Tomar studies three noteworthy periods. In 2008-09, there was no reporting. In the 2010-2011, facilities were required to measure and send their numbers to the EPA, but they didn’t know what peers had reported. In 2012, these facilities were measuring (reporting) emissions and also disclosing, so they could also observe what their peers were doing.
“I think this is the cool part of the paper,” Tomar says. If these facilities were looking ahead and anticipating public disclosure, in 2010-11, they might have taken actions to reduce emissions then. “I find that it’s only when they see their peers’ emissions publicly [in 2012] that they try to reduce emissions,” he surmises. “It’s not ‘what get measured gets managed’ – it’s what gets revealed to others—less uncertainty about what your peers are doing is an important ingredient.”
The research showed that emissions reductions were larger for facilities with more local peers within their own industry. Additionally, following disclosure, facilities’ capital spending and gross margins increase, which is consistent with facilities investing in efficiency improvements. In other words, facilities learned from their peers’ disclosure and then began making energy efficiency investments afterward. “In an extension of the current paper,” Tomar notes, “I show that after public disclosure, facilities change their processes to resemble their more efficient peers compared to the less-efficient ones.”
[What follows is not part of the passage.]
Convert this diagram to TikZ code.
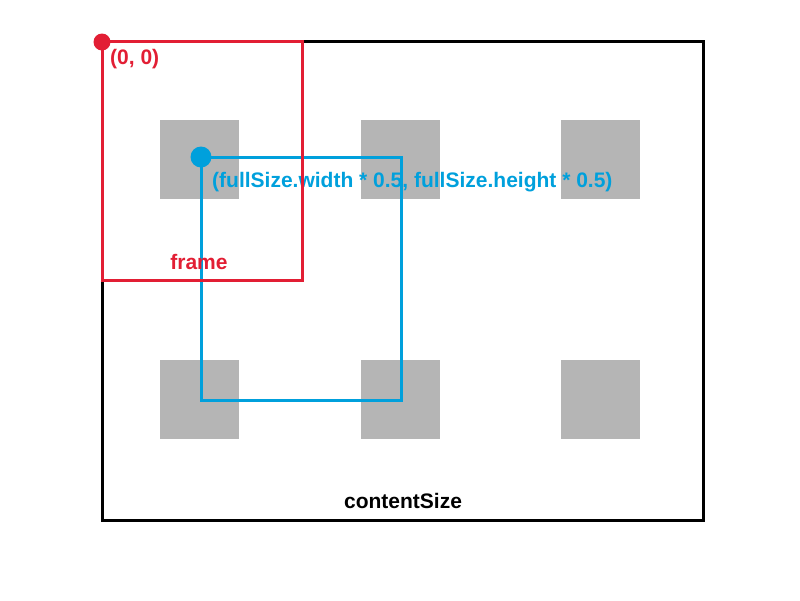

Why is there no clear evidence that investors pressured facilities to reduce emissions? Tomar suggests that it’s because the disclosures were at the facility level, not the firm-level numbers that show up in annual or CSR reports of firms. In fact, he emailed and rang up many investors. These granular emissions numbers were hard to incorporate in their models, he was told. In spite of this, disclosures helped the industries become more efficient and reduce GHG emissions, with local peers’ data a key influence.
Tomar mentions that the Carbon Disclosure Project (CDP) is a major channel for which these types of disclosures are aggregated. “The changes that are triggered by the U.S. program can be reported through another mechanism like CDP,” he offers. “Depending on the nature of the disclosure, it may be accessible, usable or relevant by certain stakeholders. So, the figures have to be put into another vehicle they can use more easily, which is CDP because it’s firm level.” Over time, reporting has increased in the Carbon Disclosure Project, with roughly 55-65% of S&P 500 firms disclosing their emissions to the Project.
Advances to Policy
This research has policy implications, Tomar believes, where there’s political resistance to implementing a price on carbon, such as in a cap-and-trade program or a carbon tax. The U.S. program disclosure channel requires reporting but without strict regulations about emissions caps. However, firms and their facilities must be transparent about it. “This method of pollution regulation seems to face less resistance to being implemented,” he notes. “In the U.S., cap-and-trade fizzled after 2009. So, if a country wants to reduce emissions without being too hands on, disclosure may be a way to do it, at least when the disclosures are granular.”
On average, the U.S. Program appeared to help reduce GHG emissions. There’s a potential hidden cost, however, through a firm’s R&D investment, in which peers can appropriate and copy their methods a bit more. “That’s the trade-off,” says Tomar. “From a social welfare perspective, simply reducing emissions is beneficial given the urgency of the issue.”
The paper “CSR Disclosure and Benchmarking-Learning: Emissions Responses to Mandatory Greenhouse Gas Disclosure” by Sorabh Tomar, Cox School of Business, Southern Methodist University, is under review.